Arran is only accessible by ferry, for which Grinduro uses the crossing from Ardrossan on the west coast of Scotland. Race entry includes return ferry crossing as a foot passenger with bike.

The closest airport to Ardrossan is Glasgow International, which is an hour’s drive away. ScotRail also operates a train service directly into the Ardrossan Harbour, about a four-hour journey from London. Typical journey time to Ardrossan from London by car is around 7.5 hours, and from Glasgow 45 minutes.

Once you reach Brodick on Arran it’s about a 10-minute drive to the event village in Lamlash, for which the event provides a shuttle service by minibus, with bike trailers. However, it’s so close that many choose to simply ride there from the ferry (weather and good bikepacking permitting).

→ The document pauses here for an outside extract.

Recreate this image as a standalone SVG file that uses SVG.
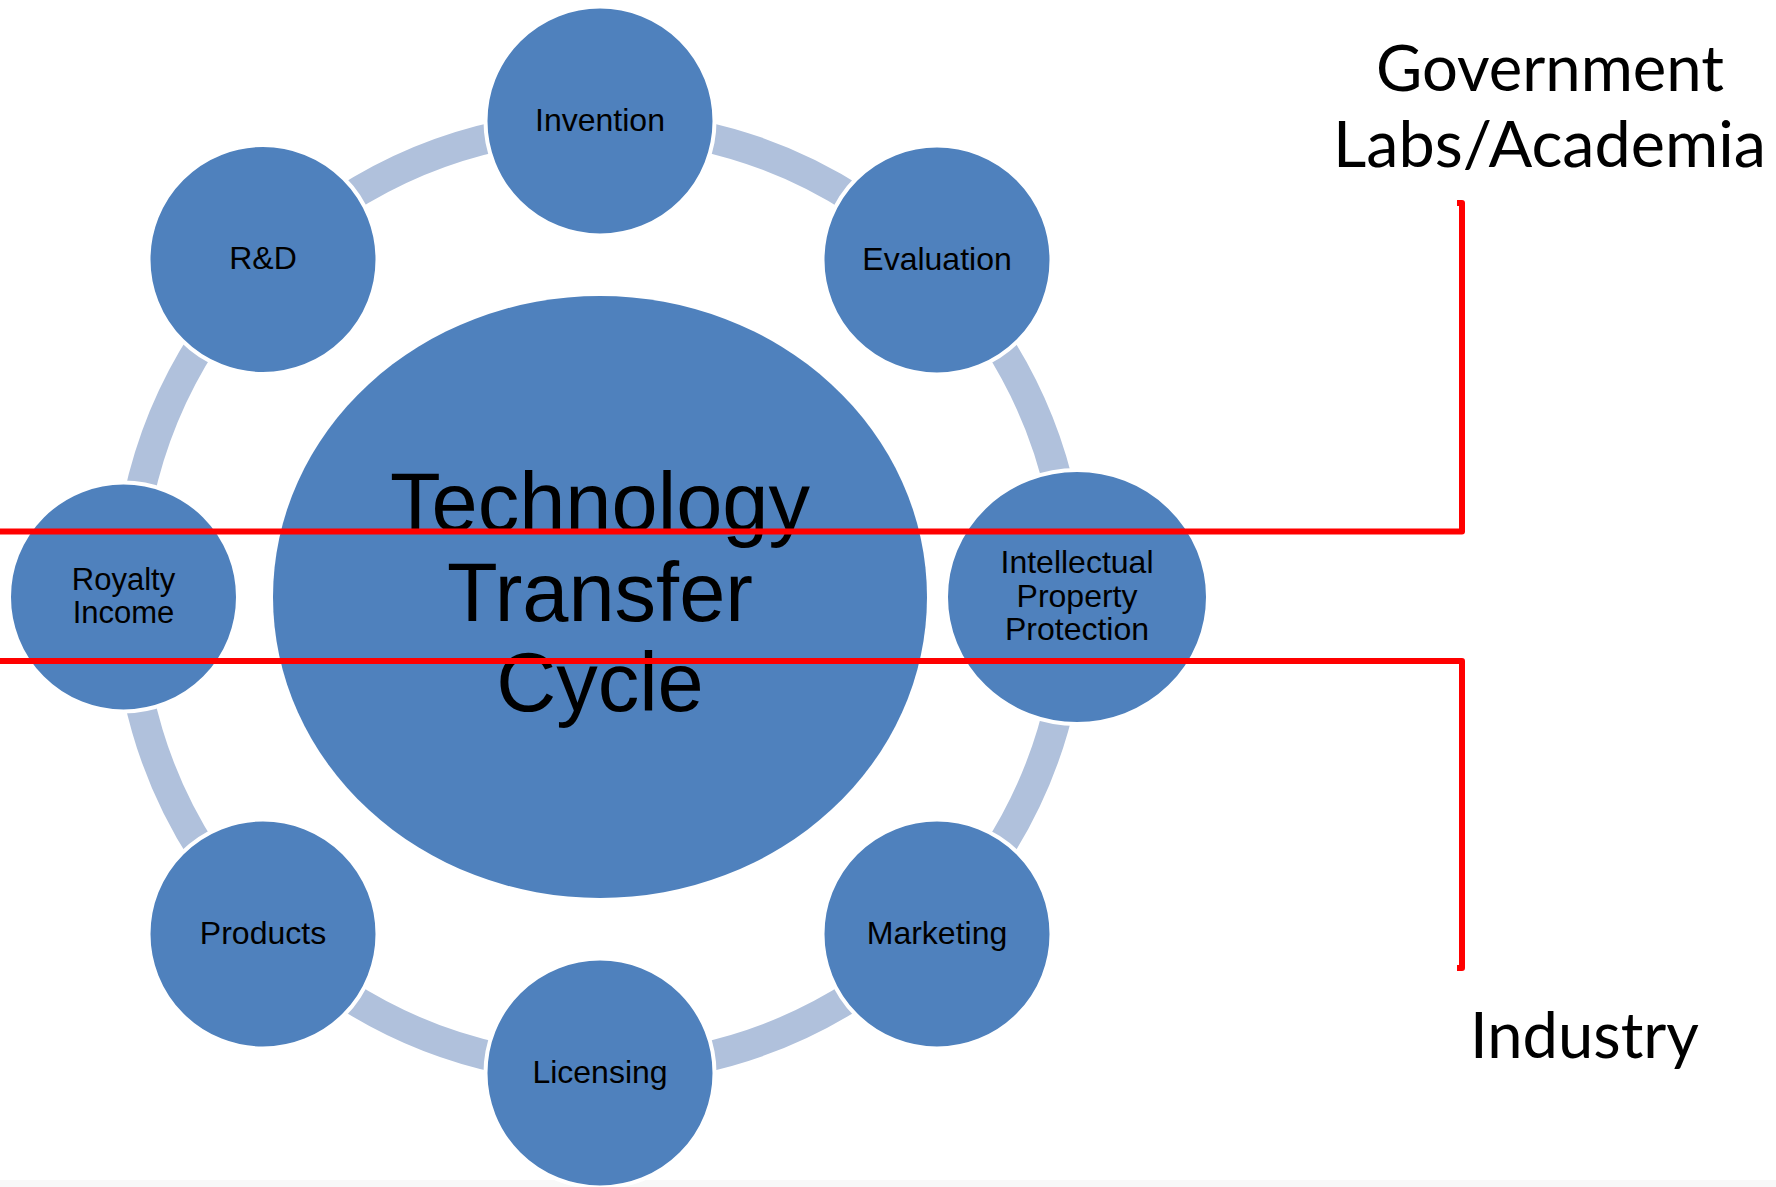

In the spirit of the event the preferred option is camping, for which there is ample flat grassy space on the school sports field, but if you don’t fancy a night under canvas (figuratively speaking, as who has a canvas tent these days?) there are numerous B&Bs and local hotels close to the event in Lamlash or nearby Brodick.

Tips for entrants

Don’t forget your insect repellent (the West Highland midge is voracious). Get a decent tent and comfortable sleeping mat and embrace the festival atmosphere.

Don’t be disillusioned if you have one bad stage – the beauty of a multi-stage event is that there’s plenty of time to make amends.

Don’t be fooled into thinking 84km will be a breeze, and don’t miss the ferry – the crossing is one hour each way, so you’ll be waiting at the dock for two hours if you miss one.

Oh, and don’t forget to look up from your stem – Arran is a truly stunning place to ride.